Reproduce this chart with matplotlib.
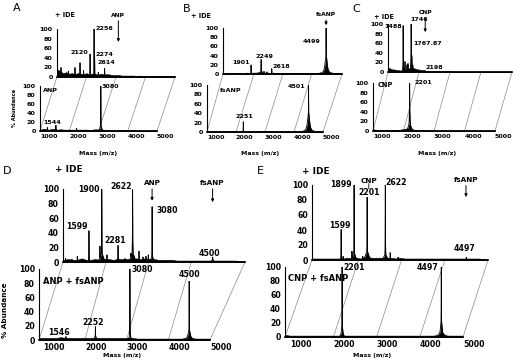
import numpy as np
import matplotlib
matplotlib.use("Agg")
import matplotlib.pyplot as plt
from matplotlib.patches import ConnectionPatch

plt.rcParams['font.family'] = ['DejaVu Sans']

# ---------------- data ----------------
# peaks: (m/z, % abundance, half-width in Da); noise: % abundance sampled evenly across the mass axis
A_top_peaks = [(1136, 20, 3), (1384, 12, 3), (1610, 20, 3), (1780, 30, 3), (1900, 14, 3),
               (2120, 48, 3), (2256, 100, 3), (2256, 10, 40), (2274, 45, 3), (2400, 10, 3), (2614, 18, 3)]
A_top_noise = [16, 12, 8, 10, 7, 8, 6, 8, 7, 6, 8, 5, 7, 6, 5, 7, 5, 6, 5, 4, 4,
               4, 3, 3, 3, 3, 3, 2, 3, 2, 2, 2, 2, 2, 2, 2, 2, 2, 2, 2, 2]
A_top_labels = ["2256", "2120", "2274", "2614"]

A_bot_peaks = [(1250, 8, 3), (1544, 13, 3), (2250, 6, 3), (3080, 100, 3), (3080, 12, 30)]
A_bot_noise = [3, 5, 4, 3, 5, 4, 3, 4, 3, 3, 3, 3, 3, 3, 3, 3, 3, 2, 3, 4, 3,
               2, 2, 2, 2, 2, 2, 2, 2, 2, 2, 2, 2, 1, 1, 1, 1, 1, 1, 1, 1]
A_bot_labels = ["3080", "1544"]

B_top_peaks = [(1901, 20, 3), (2249, 32, 3), (2249, 10, 25), (2350, 6, 3), (2450, 5, 3),
               (2618, 12, 3), (4499, 100, 3), (4499, 42, 40), (4499, 12, 90)]
B_top_noise = [2, 2, 2, 2, 2, 2, 2, 2, 3, 2, 3, 3, 4, 3, 3, 3, 2, 3, 2, 2, 2,
               2, 2, 2, 2, 2, 2, 2, 2, 2, 2, 2, 2, 2, 2, 2, 2, 2, 2, 2, 2]
B_top_labels = ["4499", "1901", "2249", "2618"]

B_bot_peaks = [(2251, 22, 3), (4501, 100, 3), (4501, 42, 40), (4501, 10, 90)]
B_bot_noise = [3, 2, 2, 2, 2, 2, 2, 2, 2, 2, 2, 2, 2, 2, 2, 2, 2, 2, 2, 2, 2,
               2, 2, 2, 2, 1, 2, 1, 2, 1, 2, 1, 1, 2, 1, 1, 1, 1, 1, 1, 1]
B_bot_labels = ["4501", "2251"]

C_top_peaks = [(1488, 97, 3), (1488, 25, 12), (1548, 22, 3), (1613, 15, 3), (1645, 18, 3),
               (1746, 100, 3), (1746, 48, 12), (1767.87, 35, 6), (1800, 15, 3), (2198, 3, 3)]
C_top_noise = [9, 6, 5, 4, 3, 5, 6, 8, 9, 6, 5, 4, 3, 2, 2, 2, 2, 2, 2, 2, 2,
               1, 1, 1, 1, 1, 1, 1, 1, 1, 1, 1, 1, 1, 1, 1, 1, 1, 1, 1, 1]
C_top_labels = ["1746", "1488", "1767.87", "2198"]

C_bot_peaks = [(2201, 100, 3), (2201, 50, 14), (2201, 18, 45)]
C_bot_noise = [4, 2, 2, 2, 2, 2, 2, 2, 2, 3, 4, 5, 4, 3, 2, 2, 2, 2, 1, 1, 1,
               1, 1, 1, 1, 1, 1, 1, 1, 1, 1, 1, 1, 1, 1, 1, 1, 1, 1, 1, 1]
C_bot_labels = ["2201"]

D_top_peaks = [(1050, 5, 3), (1200, 4, 3), (1325, 8, 3), (1599, 43, 3), (1857, 22, 3),
               (1900, 100, 3), (1900, 12, 40), (2022, 10, 3), (2281, 23, 3), (2281, 5, 25),
               (2445, 5, 3), (2580, 12, 3), (2622, 100, 3), (2622, 42, 8), (2622, 14, 40),
               (2773, 15, 3), (2867, 7, 3), (2937, 8, 3), (2990, 10, 3), (3080, 76, 3),
               (3080, 9, 25), (4500, 7, 4), (4500, 3, 30)]
D_top_noise = [3, 4, 3, 3, 5, 3, 3, 4, 3, 4, 4, 3, 4, 4, 4, 4, 5, 4, 5, 4, 4,
               3, 3, 3, 3, 2, 2, 2, 2, 2, 2, 2, 2, 2, 2, 2, 2, 2, 2, 1, 1]
D_top_labels = ["1900", "2622", "1599", "2281", "3080", "4500"]

D_bot_peaks = [(1546, 5, 3), (2252, 19, 3), (2252, 6, 20), (3080, 100, 3), (3080, 8, 20),
               (4500, 83, 3), (4500, 15, 30), (4500, 5, 80)]
D_bot_noise = [3, 3, 3, 3, 3, 4, 3, 3, 3, 3, 3, 3, 3, 3, 3, 3, 3, 3, 3, 3, 3,
               3, 3, 2, 2, 2, 2, 2, 2, 2, 2, 2, 2, 2, 2, 2, 2, 2, 2, 2, 2]
D_bot_labels = ["3080", "4500", "2252", "1546"]

E_top_peaks = [(1599, 41, 3), (1645, 5, 3), (1850, 12, 3), (1899, 100, 3), (1899, 10, 30),
               (2100, 5, 3), (2201, 84, 3), (2201, 28, 8), (2201, 12, 40), (2622, 100, 3),
               (2622, 22, 8), (2622, 8, 35), (2735, 10, 3), (2920, 4, 3), (4497, 4, 3)]
E_top_noise = [2, 2, 2, 2, 2, 2, 2, 2, 3, 2, 3, 2, 3, 3, 3, 3, 3, 3, 3, 2, 3,
               2, 2, 2, 2, 2, 2, 2, 2, 2, 2, 2, 2, 2, 2, 2, 2, 2, 2, 1, 1]
E_top_labels = ["1899", "1599", "2201", "2622", "4497"]

E_bot_peaks = [(2201, 100, 3), (2201, 20, 15), (4497, 100, 3), (4497, 25, 20), (4497, 8, 60)]
E_bot_noise = [3, 2, 2, 2, 2, 2, 2, 2, 2, 2, 2, 2, 2, 2, 2, 2, 2, 2, 2, 2, 2,
               2, 2, 2, 2, 2, 2, 2, 2, 2, 2, 2, 2, 2, 2, 2, 2, 2, 2, 2, 2]
E_bot_labels = ["2201", "4497"]

y_ticks = [0, 20, 40, 60, 80, 100]
x_ticks = [1000, 2000, 3000, 4000, 5000]
grid_masses = [2000, 3000, 4000]

# ---------------- layout ----------------
W, H = 513, 360
fig = plt.figure(figsize=(W / 100, H / 100), dpi=100)

def add_ax(box, xlim, fs, xlab=False):
    x0, x1, yb, yt = box
    ax = fig.add_axes([x0 / W, 1 - yb / H, (x1 - x0) / W, (yb - yt) / H])
    ax.set_xlim(*xlim)
    ax.set_ylim(0, 100)
    ax.patch.set_alpha(0)
    for s in ['top', 'right']:
        ax.spines[s].set_visible(False)
    ax.spines['left'].set_linewidth(0.8)
    ax.spines['bottom'].set_linewidth(1.1)
    ax.set_yticks(y_ticks)
    ax.tick_params(axis='y', length=0, pad=3, labelsize=fs)
    for t in ax.get_yticklabels():
        t.set_fontweight('bold')
    if xlab:
        ax.set_xticks(x_ticks)
        ax.tick_params(axis='x', length=0, pad=2.5, labelsize=fs)
        for t in ax.get_xticklabels():
            t.set_fontweight('bold')
            t.set_ha('left')
    else:
        ax.set_xticks([])
    return ax

def draw_spectrum(ax, peaks, noise, lw=0.6):
    lo, hi = ax.get_xlim()
    grid = np.arange(lo, hi, 1.0)
    y = np.zeros_like(grid)
    for m, h, w in peaks:
        y = np.maximum(y, h / (1 + ((grid - m) / w) ** 2))
    ax.fill_between(grid, 0, y, color='k', lw=0, clip_on=False)
    ax.plot(grid, y, color='k', lw=lw, clip_on=False, solid_joinstyle='miter')
    xs = np.linspace(lo + 10, hi - 10, len(noise))
    ax.fill_between(xs, 0, noise, color='k', lw=0.4)

def connect(ax_b, ax_t):
    kw = dict(color='#8a8a8a', lw=0.5, zorder=-1)
    for m in grid_masses:
        fig.add_artist(ConnectionPatch(xyA=(m, 0), coordsA=ax_b.transData,
                                       xyB=(m, 0), coordsB=ax_t.transData, **kw))
    for f in (0, 1):
        fig.add_artist(ConnectionPatch(xyA=(f, 0), coordsA=ax_b.transAxes,
                                       xyB=(f, 0), coordsB=ax_t.transAxes, **kw))

def labels(ax, texts, spots, fs):
    for t, (x, y, ha) in zip(texts, spots):
        ax.text(x, y, t, ha=ha, va='center', fontsize=fs, fontweight='bold', clip_on=False)

def arrow(ax, txt, m, y_tip, y_tail, fs):
    ax.annotate(txt, xy=(m, y_tip), xytext=(m, y_tail), ha='center', va='bottom',
                fontsize=fs, fontweight='bold', annotation_clip=False,
                arrowprops=dict(arrowstyle='-|>', lw=0.7, color='k', mutation_scale=4,
                                shrinkA=0, shrinkB=0))

def ftext(x, y, s, fs, bold=True, **kw):
    fig.text(x / W, 1 - y / H, s, fontsize=fs, fontweight='bold' if bold else 'normal',
             ha=kw.pop('ha', 'center'), va=kw.pop('va', 'center'), **kw)

S1 = 4.6   # small text top row
S2 = 5.6   # small text bottom row

# ---- Panel A ----
aT = add_ax((57, 175, 77, 29), (1000, 5000), S1)
aB = add_ax((40, 157, 131, 86), (1000, 5000), S1, xlab=True)
draw_spectrum(aT, A_top_peaks, A_top_noise)
draw_spectrum(aB, A_bot_peaks, A_bot_noise)
connect(aB, aT)
labels(aT, A_top_labels, [(2300, 100, 'left'), (2050, 50, 'right'),
                          (2300, 47, 'left'), (2356, 31, 'left')], S1)
labels(aB, A_bot_labels, [(3120, 100, 'left'), (1100, 20, 'left')], S1)
aB.text(1100, 91, "ANP", fontsize=4.6, fontweight='bold', va='center', ha='left')
arrow(aT, "ANP", 3080, 73, 123, 4.3)

# ---- Panel B ----
bT = add_ax((223, 342, 74, 28), (930, 5050), S1)
bB = add_ax((207, 323, 132, 85), (1000, 5000), S1, xlab=True)
draw_spectrum(bT, B_top_peaks, B_top_noise)
draw_spectrum(bB, B_bot_peaks, B_bot_noise)
connect(bB, bT)
labels(bT, B_top_labels, [(4288, 70, 'right'), (1865, 26, 'right'),
                          (2350, 37, 'center'), (2661, 17, 'left')], S1)
labels(bB, B_bot_labels, [(4379, 96, 'right'), (2293, 32, 'center')], S1)
bB.text(1448, 89, "fsANP", fontsize=4.6, fontweight='bold', va='center', ha='left')
arrow(bT, "fsANP", 4499, 106, 123, 4.3)

# ---- Panel C ----
cT = add_ax((388, 512, 72, 24), (1000, 5000), S1)
cB = add_ax((373, 495, 131, 83), (1000, 5000), S1, xlab=True)
draw_spectrum(cT, C_top_peaks, C_top_noise)
draw_spectrum(cB, C_bot_peaks, C_bot_noise)
connect(cB, cT)
labels(cT, C_top_labels, [(1710, 110, 'left'), (1450, 94, 'right'),
                          (1806, 60, 'left'), (2194, 10, 'left')], S1)
labels(cB, C_bot_labels, [(2377, 100, 'left')], S1)
cB.text(1164, 96, "CNP", fontsize=4.8, fontweight='bold', va='center', ha='left')
arrow(cT, "CNP", 2201, 83, 119, 4.3)

# ---- Panel D ----
dT = add_ax((63, 245, 262, 189), (990, 5260), S2)
dB = add_ax((39, 210, 340, 269), (900, 5000), S2, xlab=True)
draw_spectrum(dT, D_top_peaks, D_top_noise)
draw_spectrum(dB, D_bot_peaks, D_bot_noise)
connect(dB, dT)
labels(dT, D_top_labels, [(1858, 99, 'right'), (2609, 103, 'right'), (1577, 48, 'right'),
                          (2210, 29, 'center'), (3195, 70, 'left'), (4427, 12, 'center')], S2)
labels(dB, D_bot_labels, [(3130, 100, 'left'), (4500, 92, 'center'),
                          (2207, 25, 'center'), (1368, 11, 'center')], S2)
dB.text(996, 82, "ANP + fsANP", fontsize=6, fontweight='bold', va='center', ha='left')
arrow(dT, "ANP", 3080, 84, 104, 5.2)
arrow(dT, "fsANP", 4500, 82, 104, 5.2)

# ---- Panel E ----
eT = add_ax((312, 488, 260, 185), (925, 5000), S2)
eB = add_ax((285, 463, 337, 267), (880, 5000), S2, xlab=True)
draw_spectrum(eT, E_top_peaks, E_top_noise)
draw_spectrum(eB, E_bot_peaks, E_bot_noise)
connect(eB, eT)
labels(eT, E_top_labels, [(1851, 100, 'right'), (1560, 46, 'center'), (2240, 90, 'center'),
                          (2615, 103, 'left'), (4455, 15, 'center')], S2)
labels(eB, E_bot_labels, [(2222, 100, 'left'), (4421, 99, 'right')], S2)
eB.text(949, 84, "CNP + fsANP", fontsize=6, fontweight='bold', va='center', ha='left')
eT.text(2240, 105, "CNP", fontsize=5.2, fontweight='bold', va='center', ha='center')
eT.annotate("", xy=(2240, 95), xytext=(2240, 102), annotation_clip=False,
            arrowprops=dict(arrowstyle='-', lw=0.6, color='k', shrinkA=0, shrinkB=0))
arrow(eT, "fsANP", 4490, 84, 103, 5.2)

# ---- figure-level texts ----
for (x, y, s) in [(17, 8, "A"), (187, 9, "B"), (356, 9, "C"), (7, 171, "D"), (260, 171, "E")]:
    ftext(x, y, s, 8, bold=False)
for (x, y, fs) in [(65, 15, 4.7), (201, 16, 4.7), (384, 17, 4.7), (69, 170, 6.4), (316, 171, 6.4)]:
    ftext(x, y, "+ IDE", fs)
for (x, y) in [(98, 153), (260, 153), (437, 153), (122, 355), (372, 355)]:
    ftext(x, y, "Mass (m/z)", 4.5)
ftext(15, 108, "% Abundance", 3.6, rotation=90)
ftext(5, 310, "% Abundance", 5.2, rotation=90)

fig.savefig("out.png", dpi=100)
----------------------------------------
--- Set task ---
Emit the lines of the material exactly, from its first line to the line containing "plt.rcParams['font.family'] = ['DejaVu Sans']", inclusive; leave every picture out.

--- Exercise answer ---
Reproduce this chart with matplotlib.
import numpy as np
import matplotlib
matplotlib.use("Agg")
import matplotlib.pyplot as plt
from matplotlib.patches import ConnectionPatch

plt.rcParams['font.family'] = ['DejaVu Sans']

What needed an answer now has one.